Kararı asıl davada davacı-karşı davada ve birleşen davada davalı vekili temyiz etmiştir.
Dosyadaki yazılara, mahkemece uyulan bozma kararı doğrultusunda inceleme yapılıp hüküm verilmiş olmasına, delillerin takdirinde bir isabetsizlik bulunmamasına, bozmanın kapsamı dışında kesinleşmiş olan yönlere ilişkin temyiz itirazları incelenemeyeceğine göre, asıl davada davacı-karşı ve birleşen davada davalı vekilinin temyiz itirazları yerinde görülmemiştir.

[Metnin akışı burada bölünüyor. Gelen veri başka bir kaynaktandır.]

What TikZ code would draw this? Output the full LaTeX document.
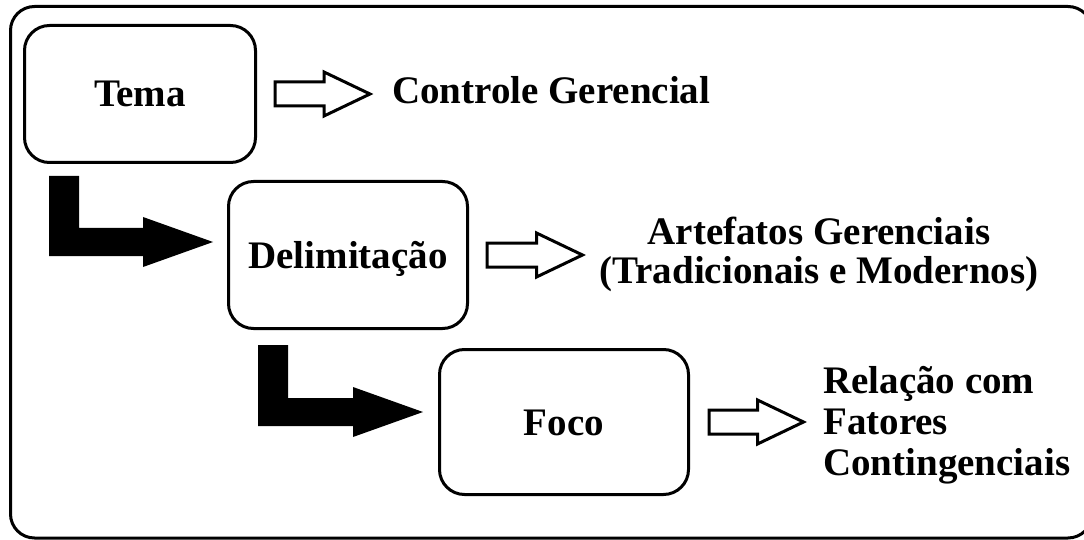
\documentclass[tikz,border=0pt]{standalone}
\usepackage{fontspec}
\setmainfont{Liberation Serif}
\usepackage{tikz}
\usetikzlibrary{calc}
\tikzstyle{Frame}=[draw=black,line width=3pt,rounded corners=24pt]
\tikzstyle{Box}=[draw=black,line width=3pt,rounded corners=25pt,inner sep=0pt,
font=\fontsize{39}{40}\selectfont\bfseries,text height=26pt,text depth=0pt]
\tikzstyle{Label}=[inner sep=0pt,font=\fontsize{39}{41}\selectfont\bfseries]
\tikzstyle{Hollow}=[draw=black,fill=white,line width=3pt,line join=miter]
\tikzstyle{Solid}=[fill=black]
% open arrow: #1 tail, #2 tip
\newcommand{\HollowArrow}[2]{\draw[Hollow] let \p1=(#1), \p2=(#2) in
    (\x1,\y1+12pt)--(\x2-46pt,\y1+12pt)--(\x2-46pt,\y1+22pt)--(\x2,\y1)
    --(\x2-46pt,\y1-22pt)--(\x2-46pt,\y1-12pt)--(\x1,\y1-12pt)--cycle;}
% black bent arrow: #1 top of the bar, #2 tip
\newcommand{\TurnArrow}[2]{\fill[Solid] let \p1=(#1), \p2=(#2) in
    (\x1-15pt,\y1)--(\x1+15pt,\y1)--(\x1+15pt,\y2+14pt)--(\x2-70pt,\y2+14pt)
    --(\x2-70pt,\y2+25pt)--(\x2,\y2)--(\x2-70pt,\y2-25pt)--(\x2-70pt,\y2-14pt)
    --(\x1-15pt,\y2-14pt)--cycle;}
\begin{document}
\begin{tikzpicture}[x=1pt,y=-1pt]
        \path[use as bounding box,fill=white](0,0)rectangle(1084,540);
        \clip(0,0)rectangle(1084,540);
        \draw[Frame](10.5,6.5)rectangle(1092,538);
        \node[Box,minimum width=231pt,minimum height=137pt](tema)at(140,94)
            {Tema};
        \node[Box,minimum width=239pt,minimum height=147pt](delim)at(348,255)
            {Delimitação};
        \node[Box,minimum width=249pt,minimum height=145pt](foco)at(564,422)
            {Foco};
        \node[Label,anchor=west](ctrl)at(392,90){Controle Gerencial};
        \node[Label,align=center,font=\fontsize{39}{39}\selectfont\bfseries]
            (artef)at(819,254){Artefatos Gerenciais\\(Tradicionais e Modernos)};
        \node[Label,align=left,anchor=west](rel)at(823,425)
            {Relação com\\Fatores\\Contingenciais};
        \coordinate(s1)at([xshift=18pt]tema.east);
        \coordinate(e1)at([xshift=113pt]tema.east);
        \coordinate(s2)at([xshift=18pt]delim.east);
        \coordinate(e2)at([xshift=113.5pt]delim.east);
        \coordinate(s3)at([xshift=19pt]foco.east);
        \coordinate(e3)at([xshift=113.5pt]foco.east);
        \HollowArrow{s1}{e1}
        \HollowArrow{s2}{e2}
        \HollowArrow{s3}{e3}
        \coordinate(b1)at(64,176);
        \coordinate(t1)at(213,242);
        \coordinate(b2)at(273,345);
        \coordinate(t2)at(423,412);
        \TurnArrow{b1}{t1}
        \TurnArrow{b2}{t2}
    \end{tikzpicture}
\end{document}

SONUÇ: Yukarıda açıklanan nedenlerle, asıl davada davacı-karşı ve birleşen davada davalı vekilinin tüm temyiz itirazlarının reddiyle usul ve kanuna uygun bulunan hükmün ONANMASINA, aşağıda yazılı onama harcının temyiz edenden alınmasına, kararın tebliğinden itibaren 15 gün içerisinde karar düzeltme yolu açık olmak üzere, 25.01.2018 tarihinde oybirliğiyle karar verildi.